Als sich mein Büro im selben Trakt der Wiener Hofburg befand wie des Dichters letzte Wohnung, habe ich meinem Vater einmal ironisch geschrieben, ich sei Lernet-Holenias Geist begegnet (in Wahrheit glaube ich nicht wirklich an das, was man allgemein als „übernatürlich“ beschreibt). Doch auch in meinem Denken streiten und mischen sich etwa demokratische, liberale und soziale Ideen. Ich halte ökologisches Denken und Handeln für überlebenswichtig, und doch trennt mich inzwischen einiges von den Grünen. Ich stehe nicht unter der Europafahne, wie das der Mode entspricht, sondern bleibe bei den Farben Rot-Weiß-Rot, den patriotischen Farben meiner Jugend. Ich empfinde mich als Mensch und – im Zweifel, mehrheitlich – als Mann und bin doch weder dem weiblichen noch dem männlichen Geschlecht klar und ausschließlich zugeordnet. Ich wurde sehr liberal und ohne Zwänge erzogen und bin dabei doch viel konservativer geworden, als die Erziehenden gedacht hätten, weil ich die liberale Beliebigkeit auch als eine Wurzel mir eigener charakterlicher Schwächen sehe. Ich finde mich in der technisierten Gegenwart sehr gut zurecht und bin doch emotional mehr ein Mensch des 19. oder frühen 20. Jahrhunderts. Ich bin durch mein Transgender-Sein zu einer Form des Aufbegehrens verdammt, obwohl ich oft lieber als „Systemerhalter“ nach dem Dienst im Kaffeehaus säße, etwa als Bezirksrichter in Waidhofen an der Ybbs (wo, oh Zufall, der Dichter 1915 die Matura abgelegt hat).

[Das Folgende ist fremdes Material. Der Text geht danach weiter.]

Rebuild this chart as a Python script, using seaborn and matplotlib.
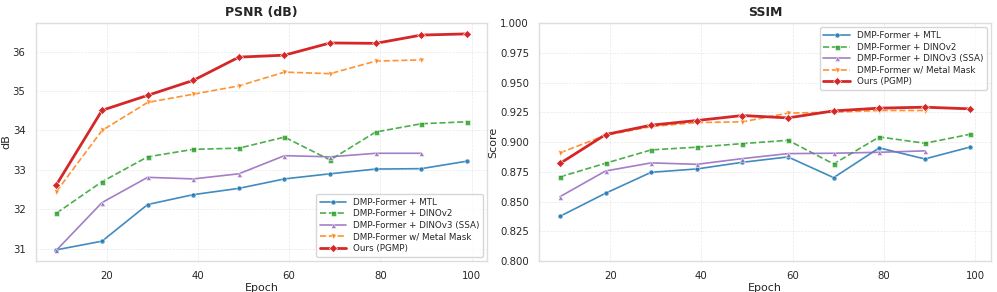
import matplotlib
matplotlib.use("Agg")
import matplotlib.pyplot as plt
import seaborn as sns

# epochs at which each model was evaluated
epochs = [9, 19, 29, 39, 49, 59, 69, 79, 89, 99]

labels = [
    "DMP-Former + MTL",
    "DMP-Former + DINOv2",
    "DMP-Former + DINOv3 (SSA)",
    "DMP-Former w/ Metal Mask",
    "Ours (PGMP)",
]

psnr_mtl = [30.97, 31.19, 32.12, 32.37, 32.53, 32.77, 32.90, 33.02, 33.03, 33.22]
psnr_dinov2 = [31.90, 32.70, 33.33, 33.52, 33.55, 33.83, 33.25, 33.96, 34.17, 34.22]
psnr_dinov3 = [30.96, 32.17, 32.81, 32.77, 32.90, 33.36, 33.33, 33.42, 33.42]
psnr_mask = [32.45, 34.00, 34.71, 34.92, 35.13, 35.48, 35.44, 35.76, 35.79]
psnr_ours = [32.62, 34.51, 34.89, 35.27, 35.86, 35.91, 36.22, 36.21, 36.42, 36.45]

ssim_mtl = [0.8376, 0.8570, 0.8746, 0.8774, 0.8830, 0.8875, 0.8701, 0.8951, 0.8858, 0.8959]
ssim_dinov2 = [0.8707, 0.8822, 0.8934, 0.8957, 0.8987, 0.9015, 0.8816, 0.9043, 0.8990, 0.9066]
ssim_dinov3 = [0.8541, 0.8757, 0.8825, 0.8813, 0.8861, 0.8903, 0.8906, 0.8914, 0.8926]
ssim_mask = [0.8909, 0.9057, 0.9130, 0.9164, 0.9170, 0.9243, 0.9251, 0.9265, 0.9265]
ssim_ours = [0.8820, 0.9063, 0.9142, 0.9181, 0.9223, 0.9203, 0.9262, 0.9285, 0.9293, 0.9279]

colors = ["#1f77b4", "#2ca02c", "#9467bd", "#ff7f0e", "#d62728"]
markers = ["o", "s", "^", "v", "D"]
linestyles = ["-", "--", "-", "--", "-"]
widths = [1.2, 1.2, 1.2, 1.2, 2.0]
alphas = [0.85, 0.85, 0.85, 0.85, 1.0]

sns.set_theme(style="whitegrid")
plt.rcParams["font.family"] = ["DejaVu Sans"]

fig, axes = plt.subplots(1, 2, figsize=(9.97, 2.92), dpi=100)
fig.subplots_adjust(left=0.036, right=0.994, top=0.921, bottom=0.106, wspace=0.115)


def draw(ax, series, title, ylabel, legend_loc):
    for i, vals in enumerate(series):
        sns.lineplot(ax=ax, x=epochs[:len(vals)], y=vals, color=colors[i],
                     marker=markers[i], markersize=3.6,
                     markeredgewidth=0.4, linestyle=linestyles[i],
                     linewidth=widths[i], alpha=alphas[i], label=labels[i])
    ax.set_title(title, fontsize=9, fontweight="bold", pad=5)
    ax.set_xlabel("Epoch", fontsize=8, labelpad=1)
    ax.set_ylabel(ylabel, fontsize=8, labelpad=1)
    ax.tick_params(labelsize=7.3, pad=1.5)
    ax.set_xticks([20, 40, 60, 80, 100])
    ax.grid(True, linestyle="--", linewidth=0.5, alpha=0.45)
    for s in ax.spines.values():
        s.set_color("#dddddd")
        s.set_linewidth(1.0)
    ax.legend(loc=legend_loc, fontsize=6.3, frameon=True, handlelength=3,
              borderpad=0.4, labelspacing=0.3)


draw(axes[0], [psnr_mtl, psnr_dinov2, psnr_dinov3, psnr_mask, psnr_ours],
     "PSNR (dB)", "dB", "lower right")
draw(axes[1], [ssim_mtl, ssim_dinov2, ssim_dinov3, ssim_mask, ssim_ours],
     "SSIM", "Score", "upper right")
axes[1].set_ylim(0.8, 1.0)

plt.savefig("out.png", dpi=100)
plt.close()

Meine Patrouille im Schattenreich ist, metaphorisch gesprochen, noch nicht zu Ende. Ich warte auf die Enthüllung dessen, was Leben und was Traum ist. Und mit den göttinnengleichen, unerreichbaren Frauen (manchmal auch Männern) habe ich es auch irgendwie. Ich bin eine notorische Weihrauchfassschwingerin, die Prinzessin Hamlet der Welt-Verkomplizierung, des „Aber“, „Wenn“ und „Vielleicht“.

Irgendwann sollte ich dann auf der Brücke von Hor aus dem Traum erwachen. Ich muss nur darauf hoffen, dass meine Wunden noch ein langes, solides Weiterleben erlauben werden.